DE Memorial Bridge – Ship Collision Protection Project Underway Since 2023


It’s been a week since a massive container ship struck the support structure leading to the collapse of the Francis Scott Key Bridge in Baltimore. Could the same thing happen to the Delaware Memorial Bridge? Jim Salmon at the Delaware River & Bay Authority tells the Talk of Delmarva that construction of the bridge’s Ship Collision Protection System has been underway since July of 2023. Two cells have been completed and construction continues on the remaining six cells. This work is scheduled to be completed in September of 2025. Salmon adds that this protection system is designed for a Neo-Panamax vessel – which is slightly larger than the Dali, which struck the Key Bridge – and the cells are designed to be sacrificial and will stop a ship from hitting the bridge.

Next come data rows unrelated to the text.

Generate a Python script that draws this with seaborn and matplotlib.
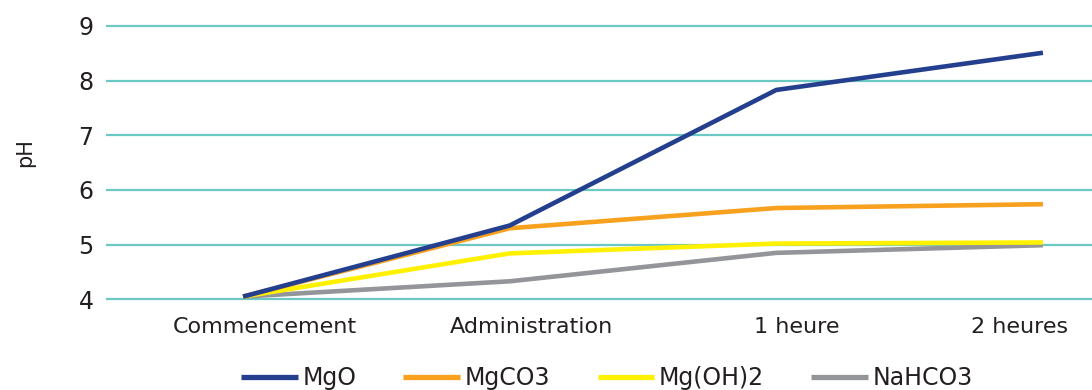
import matplotlib
matplotlib.use("Agg")
import matplotlib.pyplot as plt
import matplotlib.transforms as mtransforms
import seaborn as sns
import pandas as pd

# Time points and pH readings for each antacid
moments = ["Commencement", "Administration", "1 heure", "2 heures"]
mgo = [4.05, 5.35, 7.83, 8.51]
mgco3 = [4.05, 5.30, 5.67, 5.74]
mgoh2 = [4.05, 4.84, 5.02, 5.04]
nahco3 = [4.05, 4.33, 4.85, 4.99]
series_names = ["MgO", "MgCO3", "Mg(OH)2", "NaHCO3"]
series_values = [mgo, mgco3, mgoh2, nahco3]
y_ticks = [4, 5, 6, 7, 8, 9]

colors = {"MgO": "#253f8f", "MgCO3": "#f7a11f", "Mg(OH)2": "#fff100", "NaHCO3": "#939598"}

rows = []
for name, vals in zip(series_names, series_values):
    for i, v in enumerate(vals):
        rows.append({"moment": i, "pH": v, "produit": name})
df = pd.DataFrame(rows)

sns.set_theme(style="white")
plt.rcParams["font.family"] = ["DejaVu Sans"]
text_color = "#231f20"

fig = plt.figure(figsize=(10.92, 3.90), dpi=100)
ax = fig.add_axes([106 / 1092, 1 - 304.8 / 390, 1 - 106 / 1092, (304.8 - 20.5) / 390])

# horizontal grid
for t in y_ticks:
    ax.axhline(t, color="#6cc8c4", lw=1.6, zorder=0)

# draw later series first so MgO sits on top
draw_order = list(reversed(series_names))
for name in draw_order:
    sub = df[df["produit"] == name]
    sns.lineplot(data=sub, x="moment", y="pH", color=colors[name], lw=3.3,
                 ax=ax, legend=False, zorder=3, solid_capstyle="butt")

ax.set_xlim(-0.514, 3.184)
ax.set_ylim(3.9, 9.1)
ax.set_xticks(range(len(moments)))
ax.set_xticklabels(moments, fontsize=16, color=text_color)
ax.set_yticks(y_ticks)
ax.set_yticklabels([str(t) for t in y_ticks], fontsize=17, color=text_color)
ax.tick_params(axis="both", length=0)
ax.tick_params(axis="x", pad=9)
ax.tick_params(axis="y", pad=9)

# nudge category labels: slightly right of each reading, the last one pulled
# back inside the frame
label_shift_pts = [16, 16, 15, -17]
for lab, dx in zip(ax.get_xticklabels(), label_shift_pts):
    lab.set_transform(lab.get_transform() +
                      mtransforms.ScaledTranslation(dx / 72, 0, fig.dpi_scale_trans))

ax.set_xlabel("")
ax.set_ylabel("pH", fontsize=15, color=text_color)
ax.yaxis.set_label_coords(-0.072, 0.537)
for s in ax.spines.values():
    s.set_visible(False)

handles = [plt.Line2D([], [], color=colors[n], lw=3.8, solid_capstyle="butt") for n in series_names]
leg = ax.legend(handles, series_names, loc="center", bbox_to_anchor=(0.508, -0.257),
                ncol=4, frameon=False, fontsize=17, handlelength=2.4,
                handletextpad=0.2, columnspacing=2.0)
for t in leg.get_texts():
    t.set_color(text_color)

fig.savefig("out.png", dpi=100)
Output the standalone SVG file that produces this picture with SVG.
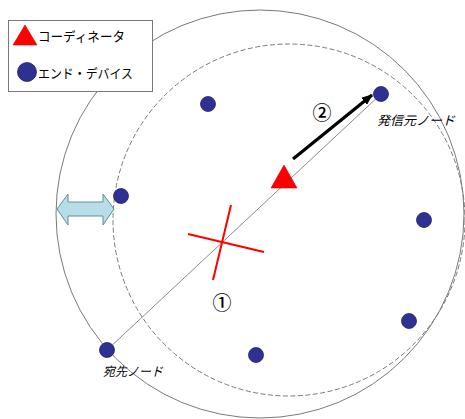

  • Design criteria based on American Association of State Highway Transportation Officials
  • Each cell is 80’ diameter x 8 cells with each one using 150 sheet piling which equates to 540 tons of steel in each
  • Each cell is filled with approximately 15,000 CY of sand, 140 CY of large stone, and 400 CY of large boulders at the top
  • Piling are 110’ long without splices.  Of this amount, 15’ protrudes above the water, then passes through 50’ of water, then a 35’ silty clay layer, and the tip penetrates 10’ through a dense sand layer


This nearly $93 million is partially funded by a $22.25 million U.S. Department of Transportation (DOT) Better Utilizing Investment to Leverage Development (BUILD) grant.

The first span of the Delaware Memorial Bridge opened in 1951 – the twin span was completed in 1968 and the current bridge tower pier protection systems were original to each span.

The new bridge ship collision protection system project consists of the installation of eight (8) stone filled “dolphin” cylinders, each measuring eighty (80) feet in diameter. Four cells will be installed at the piers supporting both eastern and western towers and be located a minimum of 443 feet from the edge of the Delaware River’s 800’ wide channel.